Nie wiem co bym zrobił, ale na pewno tyle sceptycznych opinii dało by mi do myślenia.
!!SPOILERY!!
Niestety zachęcony kilkoma peanami poszedłem spodziewając się wielkiego kina. Dostałem "małe kinko" z połebkowym scenariuszem i obowiązkowym lukrem na końcu. Temat posiadał ogromny ciężar emocjonalny, którego niestety twórcom nie udało się wykorzystać.
Fabularnie też licho. Facet 38 lat wcześniej dostał oklep w obozie i teraz szuka gościa, który wtedy go nawet nie dotknął. Końcowe sceny w muzeum - sztampa straszna. No i to samobójstwo kumpla. Śmiać się czy co ? Gdzie tu przedstawiona logika ?

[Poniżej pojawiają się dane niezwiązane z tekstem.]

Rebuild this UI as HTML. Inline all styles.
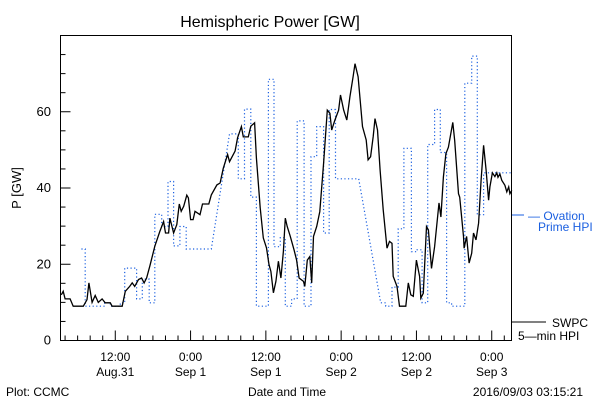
<!DOCTYPE html>
<html><head><meta charset="utf-8"><style>
body{margin:0;background:#fff;}
svg{display:block;font-family:"Liberation Sans",sans-serif;}
</style></head><body>
<svg id="chart" width="600" height="400" viewBox="0 0 600 400" xmlns="http://www.w3.org/2000/svg">
<rect width="600" height="400" fill="#fff"/>
<text x="270" y="27" font-size="16" text-anchor="middle">Hemispheric Power [GW]</text>
<text transform="translate(21,188) rotate(-90)" font-size="13" text-anchor="middle">P [GW]</text>
<text x="6" y="396" font-size="12">Plot: CCMC</text>
<text x="287" y="396" font-size="12" text-anchor="middle">Date and Time</text>
<text x="583" y="396" font-size="12" text-anchor="end">2016/09/03 03:15:21</text>
<g>
<text x="528" y="220" font-size="12" fill="#1a5fe0">— Ovation</text>
<text x="538" y="231" font-size="12" fill="#1a5fe0">Prime HPI</text>
<line x1="512" y1="215" x2="524" y2="215" stroke="#1a5fe0" stroke-width="1"/>
<line x1="512" y1="322" x2="546" y2="322" stroke="#000" stroke-width="1"/>
<text x="552" y="327" font-size="12">SWPC</text>
<text x="518" y="340" font-size="12">5—min HPI</text>
</g>
<g id="axes"></g>
<g id="series"></g>
<rect x="60.5" y="35.5" width="451" height="305" fill="none" stroke="#000" stroke-width="1"/>
</svg>
<script>
const yTicks = [0, 20, 40, 60];
const xTickHours = [-12, 0, 12, 24, 36, 48];
const xTickTime = ["12:00", "0:00", "12:00", "0:00", "12:00", "0:00"];
const xTickDate = ["Aug.31", "Sep 1", "Sep 1", "Sep 2", "Sep 2", "Sep 3"];
const swpcHours = [-20.6,-20.3,-20.0,-19.2,-18.7,-17.1,-16.5,-16.2,-15.7,-15.2,-14.7,-14.1,-13.6,-12.8,-12.5,-10.9,-10.4,-9.7,-9.3,-8.9,-8.3,-7.8,-7.4,-7.0,-6.5,-5.7,-4.9,-4.3,-4.0,-3.5,-3.3,-2.7,-2.2,-1.8,-1.5,-1.1,-0.6,-0.35,0.0,0.4,0.7,1.5,1.9,2.9,3.3,4.2,4.7,5.2,5.9,6.2,7.1,7.5,8.1,8.4,9.2,9.6,10.2,10.5,11.1,11.6,12.1,12.5,12.8,13.2,13.6,14.0,14.4,14.8,15.1,15.4,15.9,16.5,16.9,17.3,18.0,18.2,18.6,19.0,19.3,19.6,20.1,20.6,21.2,21.8,22.2,22.5,23.0,23.6,23.9,24.4,24.9,25.4,25.9,26.2,26.7,27.4,28.0,28.3,28.7,29.1,29.4,29.8,30.2,30.7,31.3,31.7,32.1,32.3,32.9,33.3,34.3,34.7,35.1,35.5,36.0,36.5,36.7,37.1,37.6,37.9,38.4,38.9,39.6,39.9,40.3,40.7,41.1,41.8,42.1,42.7,42.9,43.5,43.6,44.0,44.4,44.8,45.1,45.5,45.9,46.3,46.7,47.1,47.5,47.7,48.1,48.5,48.8,49.0,49.3,49.6,50.1,50.4,50.7,50.9,51.2];
const swpcValues = [12.0,12.9,10.9,10.9,9.0,9.0,10.7,15.1,10.0,11.8,10.0,10.9,9.9,9.9,9.0,9.0,12.9,14.2,15.1,14.2,16.0,16.4,15.1,16.4,19.5,24.7,28.6,31.2,28.2,28.2,32.1,28.2,30.4,35.8,33.9,35.2,38.1,37.4,31.7,31.7,33.9,33.0,35.8,35.8,38.2,40.8,41.3,45.1,48.8,46.9,49.7,53.2,56.1,53.4,53.4,56.2,57.1,47.9,34.8,26.9,24.3,19.9,18.1,12.5,15.5,20.8,16.4,23.4,32.1,29.9,27.3,23.7,21.1,16.4,15.5,14.2,21.1,22.0,15.1,27.3,29.9,33.8,46.5,60.4,59.6,55.2,57.8,60.4,64.4,60.4,57.8,63.9,69.2,72.6,69.2,56.1,52.6,47.4,48.2,53.5,58.2,55.2,44.7,34.3,24.2,26.0,25.5,16.8,14.2,9.0,9.0,15.1,12.0,11.6,21.1,16.8,11.1,12.4,29.9,29.0,18.9,24.6,36.1,32.4,42.9,49.0,50.7,57.2,52.4,38.5,37.6,27.3,24.2,27.3,20.3,22.9,28.2,26.4,30.8,42.1,51.2,44.7,36.8,40.3,44.0,43.0,44.0,42.8,43.7,42.0,40.7,39.0,40.3,38.5,39.4];
const ovHours = [-17.4,-16.8,-16.8,-13.7,-13.7,-12.8,-12.8,-11.2,-11.2,-10.5,-10.5,-8.6,-8.6,-7.7,-7.7,-6.6,-6.6,-5.7,-5.7,-4.6,-4.6,-3.6,-3.6,-2.7,-2.7,-1.7,-1.7,-0.7,-0.7,3.3,6.2,7.6,7.6,8.6,8.6,9.6,9.6,10.5,10.5,12.4,12.4,13.3,13.3,14.3,14.3,15.1,15.1,16.1,16.1,17.0,17.0,18.1,18.1,19.2,19.2,20.1,20.1,21.2,21.2,22.1,22.1,23.1,23.1,26.8,30.3,31.1,31.1,32.1,32.1,33.1,33.1,34.0,34.0,35.2,35.2,36.1,36.1,36.9,36.9,37.8,37.8,38.9,38.9,39.8,39.8,40.8,40.8,41.6,41.6,43.7,43.7,44.8,44.8,45.7,45.7,46.7,46.7,51.2];
const ovValues = [24,24,9,9,9.9,9.9,9,9,9.9,9.9,19,19,10.9,10.9,16.1,16.1,9.9,9.9,33.1,33.1,29.9,29.9,41.7,41.7,24.8,24.8,29.9,29.9,24,24,54.2,54.2,42.4,42.4,60.7,60.7,37.6,37.6,9,9,68.5,68.5,24.6,24.6,27,27,9,9,10.9,10.9,57.6,57.6,9,9,48.2,48.2,56.1,56.1,28.2,28.2,60.6,60.6,42.4,42.4,9.9,9.9,9,9,14,14,29.3,29.3,50.4,50.4,23.3,23.3,23.8,23.8,9.9,9.9,51.4,51.4,60.6,60.6,49.3,49.3,9.9,9.9,9,9,67.5,67.5,74.6,74.6,33,33,44,44];

const X0 = 60.5, X1 = 511.5, Y0 = 340.5, Y1 = 35.5;
const HMIN = -20.73, HMAX = 51.15, VMIN = 0, VMAX = 80;
function xScale(h){ return X0 + (h - HMIN) / (HMAX - HMIN) * (X1 - X0); }
function yScale(v){ return Y0 - (v - VMIN) / (VMAX - VMIN) * (Y0 - Y1); }
const NS = "http://www.w3.org/2000/svg";
const axes = document.getElementById('axes');
const series = document.getElementById('series');
function mk(tag, attrs, parent){ const e = document.createElementNS(NS, tag); for (const k in attrs) e.setAttribute(k, attrs[k]); parent.appendChild(e); return e; }

for (let v = 0; v <= 75; v += 5) {
  const major = v % 20 === 0;
  const t = mk('line', {x1: X0, x2: X0 + (major ? 10 : 5), y1: yScale(v), y2: yScale(v), stroke: '#000'}, axes);
  
  
}
yTicks.forEach(v => {
  const t = mk('text', {x: 51, y: yScale(v) + 4, 'font-size': 13, 'text-anchor': 'end'}, axes);
  t.textContent = String(v);
  
  
});
for (let h = -20; h <= 50; h += 2) {
  const major = h % 12 === 0;
  const t = mk('line', {x1: xScale(h), x2: xScale(h), y1: Y0, y2: Y0 - (major ? 10 : 5), stroke: '#000'}, axes);
  
  
}
xTickHours.forEach((h, i) => {
  const a = mk('text', {x: xScale(h), y: 361, 'font-size': 12, 'text-anchor': 'middle'}, axes);
  a.textContent = xTickTime[i];
  
  
  const b = mk('text', {x: xScale(h), y: 376, 'font-size': 12, 'text-anchor': 'middle'}, axes);
  b.textContent = xTickDate[i];
  
  
});

const ovPts = ovHours.map((h, i) => xScale(h).toFixed(1) + ',' + yScale(ovValues[i]).toFixed(1)).join(' ');
const ov = mk('polyline', {points: ovPts, fill: 'none', stroke: '#1a5fe0', 'stroke-width': 1.2, 'stroke-dasharray': '1.2 2.4'}, series);



const swPts = swpcHours.map((h, i) => xScale(h).toFixed(1) + ',' + yScale(swpcValues[i]).toFixed(1)).join(' ');
const sw = mk('polyline', {points: swPts, fill: 'none', stroke: '#000', 'stroke-width': 1.3}, series);


</script>
</body></html>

Nie mówiąc już o tym, że bohaterowie wyglądali jakby wojna skończyła się co najwyżej 15 lat wcześniej :-)
Nie wiem czemu ale nachodzi mnie dziwna myśl, że w realu ta historia wyglądała zupełnie inaczej.
Najlepsza scena ? Początek, w pociągu jak Firth poznaje Kidman. Dobre dialogi, fajne zbliżenia. Wtedy jeszcze się łudziłem, że coś z tego będzie.
Nie mówię, że był to całkowicie stracony czas, ale na pewno nie wart 27 zeta za bilet. 6/10 to max
Wiele tu opinii, że film nudny itp. itd.
Ogólnie też nie oceniam filmu zbyt wysoko, ale mam swoją teorię.
W kraju takim jak nasz temat wojny, pojednania nam już poważnie obrzydł.
Anglicy z Japońcami tego jeszcze nie przeżyli, dla nich to mocne kino, coś czym dla nas był choćby Pianista.
I dlatego film jest jaki jest. On ma być historią, nie artystycznym doznaniem.
Ale z naszej perspektywy film jest faktycznie taki sobie. Dla mnie 6/10.
Całe szczęście film obejrzałem w domu.
Doskonały temat z fatalnym scenariuszem i słabą grą aktorów - można śmiało odpuścić oglądanie.